五年後、 庄司のかつての恋人だった風美は、遺された姉弟と再会した。さらに、庄司の形見の98話目の原稿をねらう女も現れる。
高瀬の死後なお『N・P』に翻弄され続ける風美たち。その激しく美しい夏の日々を描いた傑作長編。
APPLE BOOKSのレビュー
レズビアン、近親者との愛、テレパシーとシンパシー、オカルトなど、それまでの自分の小説のテーマの全てをつぎ込んだと作者自らが語る、90年代の作品『N・P』。

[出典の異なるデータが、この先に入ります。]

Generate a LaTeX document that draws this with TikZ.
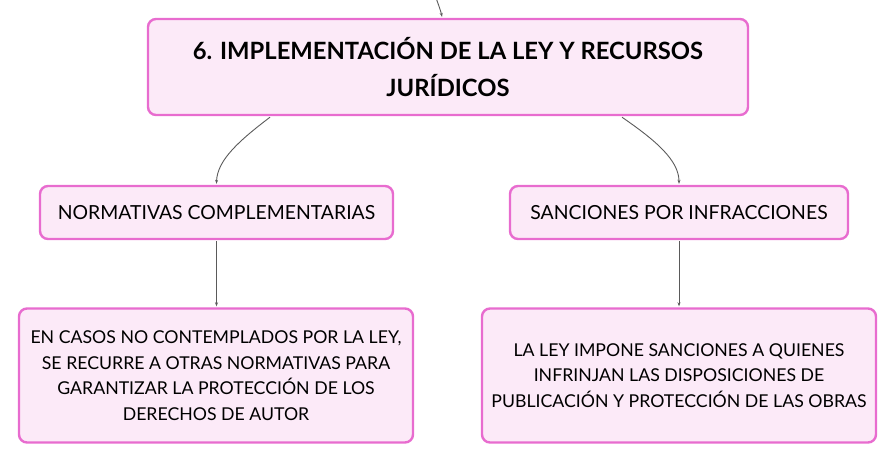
\documentclass[tikz,border=0pt]{standalone}
\usepackage{fontspec}
\setmainfont{Lato}
\usetikzlibrary{arrows.meta}
\definecolor{pinkborder}{HTML}{E86CCF}
\definecolor{pinkfill}{HTML}{FCEAF8}
\definecolor{linkgray}{HTML}{5A5A5A}
\tikzset{
  box/.style={draw=pinkborder, fill=pinkfill, line width=2.4pt, rounded corners=8pt,
    inner sep=0pt, align=center, text=black},
  titlebox/.style={box, font=\fontsize{23.8}{37}\selectfont\bfseries},
  midbox/.style={box, font=\fontsize{19.4}{25.5}\selectfont},
  bodybox/.style={box, font=\fontsize{17.7}{25.5}\selectfont},
  link/.style={draw=linkgray, line width=0.9pt, -{Stealth[length=4pt,width=3pt]}},
}
\begin{document}
\begin{tikzpicture}[x=1pt,y=-1pt]
\useasboundingbox (0,0) rectangle (896,464);
\node[titlebox, minimum width=600pt, minimum height=96pt] (top) at (448,67)
  {6. IMPLEMENTACIÓN DE LA LEY Y RECURSOS\\JURÍDICOS};
\node[midbox, minimum width=353pt, minimum height=53pt] (nc) at (216.5,212.5)
  {NORMATIVAS COMPLEMENTARIAS};
\node[midbox, minimum width=338pt, minimum height=53pt] (spi) at (679,212.5)
  {SANCIONES POR INFRACCIONES};
\node[bodybox, minimum width=394pt, minimum height=134pt] (b1) at (216,375.5)
  {EN CASOS NO CONTEMPLADOS POR LA LEY,\\SE RECURRE A OTRAS NORMATIVAS PARA\\GARANTIZAR LA PROTECCIÓN DE LOS\\DERECHOS DE AUTOR};
\node[bodybox, minimum width=394pt, minimum height=134pt] (b2) at (679,375.5)
  {LA LEY IMPONE SANCIONES A QUIENES\\INFRINJAN LAS DISPOSICIONES DE\\PUBLICACIÓN Y PROTECCIÓN DE LAS OBRAS};
\coordinate (in) at (436,-2);
\draw[link] (in) .. controls (439,6) and (441,12) .. ([xshift=-6pt,yshift=1pt]top.north);
\draw[link] ([xshift=-178pt,yshift=-1pt]top.south) .. controls (240,140) and (217,160) .. ([yshift=1pt]nc.north);
\draw[link] ([xshift=174pt,yshift=-1pt]top.south) .. controls (655,140) and (679,160) .. ([yshift=1pt]spi.north);
\draw[link] ([yshift=-1pt]nc.south) -- ([yshift=1pt]b1.north -| nc.south);
\draw[link] ([yshift=-1pt]spi.south) -- ([yshift=1pt]b2.north -| spi.south);
\end{tikzpicture}
\end{document}
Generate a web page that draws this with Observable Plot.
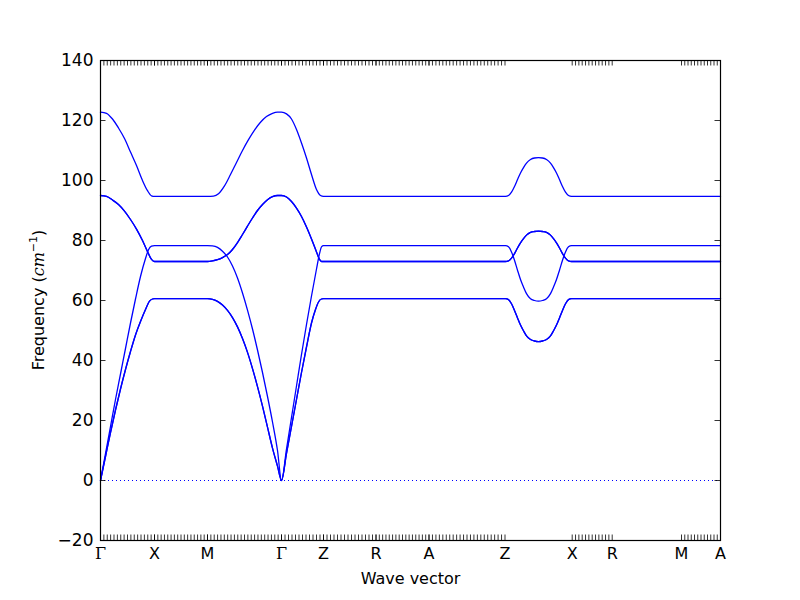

アメリカに暮らし、97本の短編を集めた小説「N・P」を書いた作家、高瀬皿男は48歳で自殺した。高校生の風美の17歳年上の恋人、庄司もまた、幻の98話目を翻訳していた途中に自殺してしまう。5年後、風美は、呪われた小説「N・P」に執着する高瀬皿男の娘、萃という女の存在を知るが…。風美を通して描く、ひと夏の出会いと別れは、全てが激しく美しい。死の影が漂う1冊の本に翻弄され、禁断の愛が渦巻く物語でありながら、公園で食べるアイスキャンディ、真夜中に降る台風のような大雨、海辺のたき火など、夏の情景には生命力が宿る。直情的で迷惑な女でありながら、死を間近に感じる呪いを抱えた聖女でもある萃の不思議なキャラクターも存在感を見せる。物語の根幹に“翻訳”があり、終盤で“手紙”が重要な役割を担うなど、メタフィクション的な趣向も秀逸。